The Fighter’s Face
January 15, 2010
Apropos of the recent discussions of beards and men, I was wondering why so few men in the 40s and 50s had facial hair. The reason was obvious, but I didn’t see it.
P.W. writes:
One of the main reasons that beards fell out of favor in the 20th Century was for military reasons, especially during the World War I years and beyond.
This is because of the invention of poison/nerve gas. Men with beards and a lot of facial hair (mustaches, etc) are not able to obtain an adequate seal on their gas-mask, thus beards were abandoned first by the military so that their gas-masks would work correctly. Beards were discarded by the military for purely practical reasons and that trend then trickled out in to the general populace.

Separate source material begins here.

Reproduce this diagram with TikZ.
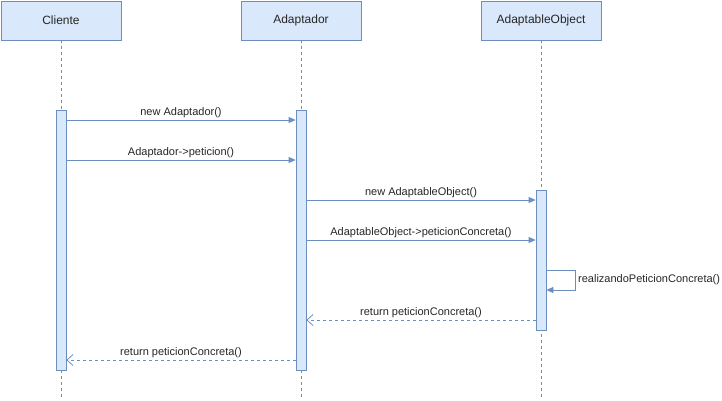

Also, in your previous discussions of this topic someone mentioned that “all men can grow beards.” That isn’t true. The growing of beards have a racial/ethnic component: men of Caucasian ancestry, whether in Europe, the Middle East, and so on, are the men able to grow the thickest beards. Conversely, men of Asian and African ancestry are unable to grow large thick beards unless they have some Caucasian ancestry, and overall they also have a lot less body hair than men of Caucasian ancestry. Many ‘pure’ East Asian and African men (without any Caucasian ancestry whatsoever) cannot grow a beard at all aside from a few whiskers here and there. One of the first thing the Europeans landing in The Americas noticed is that all of the men of the Native American Indian tribes were completely beardless (and no, not because they shaved – it was biological). Just wanted to mention that.